Car les violences intrafamiliales ne sont pas seulement physiques mais aussi mentales et psychologiques, comme de l'isolement, du contrôle ou de l'intimidation. C'est ce qu'a constaté Pierre-Guillaume Prigent. Ces femmes "étaient dévalorisées par leur conjoint, rendues responsables de la situation, effectivement plongées dans un état de confusion. Leur conjoint peut les faire passer pour folles ou alors les faire devenir folles en les manipulant."

Et faire par ce biais basculer les prises de décision. Selon Stéphanie Le Bouffos, "on peut avoir un agresseur ou une agresseuse qui va disqualifier sans cesse l'autre parent, l'autre conjoint, et dans la disqualification, il emporte avec lui ou ill peut emporter les différents professionnels Qui vont avoir à accompagner la famille, voire à prendre des décisions par rapport aux enfants."

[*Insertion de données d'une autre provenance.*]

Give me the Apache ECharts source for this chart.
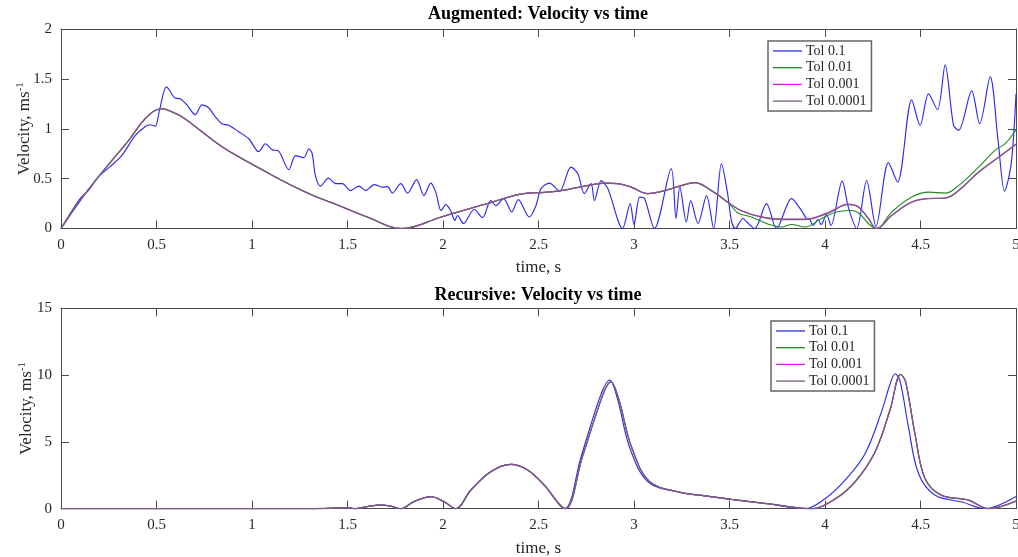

Changer les représentations

Au-delà d'un besoin de formation, Pierre-Guillaume Prigent pointe la nécessité de sortir des idées reçues sur le sujet des violences intrafamiliales. Selon le chercheur, qui s'est entretenu avec des femmes victimes de violences conjugales, "ce qui caractérise justement la violence conjugale, c’est qu'en fait, ça produit de la confusion chez les gens qui en sont victimes. Il y a des mécanismes sociaux qui font qu’on a tendance à minimiser ou à la justifier, en disant 'c’était juste une gifle' par exemple."

Cette formation donne aussi l'opportunité de sortir des clichés et de pouvoir appliquer ces enseignements dans la pratique professionnelle. Margaux Helies s'est rendue compte "qu'on avait tendance à essayer de protéger l'enfant en l'excluant en fait des violences conjugales et dire 'C'est les affaires de papa et maman' et finalement non, c'est les affaires de toute la famille."

La travailleuse sociale a aussi été sensibilisée à de nouveaux sujets, parmi lesquels la surveillance à distance. "Je n'étais pas au courant du tout qu'on pouvait arriver à ce stade-là. Il y aussi le fait de ne pas croire, de ne pas forcément poser le mot 'violence' sur quelqu'un, de ne pas juger. C'est important de toujours se questionner et d'apprendre toujours parce que finalement, on peut dans notre travail se complaire dans quelque chose et remettre un projecteur dessus est hyper important. "

Des évolutions timides pour le moment

La formation donne également à ces professionnels l'occasion de se projeter vers l'avenir, et de voir quels besoins sont à combler, comme celui de créer un lien étroit entre tous les professionnels. D'après Margaux Helies, "tout le monde a un rôle et se renvoyer la balle n'est pas forcément le plus utile et que tout le monde puisse prendre en tout cas son rôle à cœur et protéger leurs enfants et les personnes victimes de violence."

Des évolutions sont déjà visibles, par exemple, note Pierre-Guillaume Prigent, "on ne parle plus de drame passionnel mais de féminicide en ce qui concerne la pointe de l'iceberg la plus grave mais pour le reste, il y encore des efforts à faire pour sortir de visions anciennes ou déformées de la violence." Une prochaine session de formation est déjà prévue l'année prochaine dans le secteur de Quimper.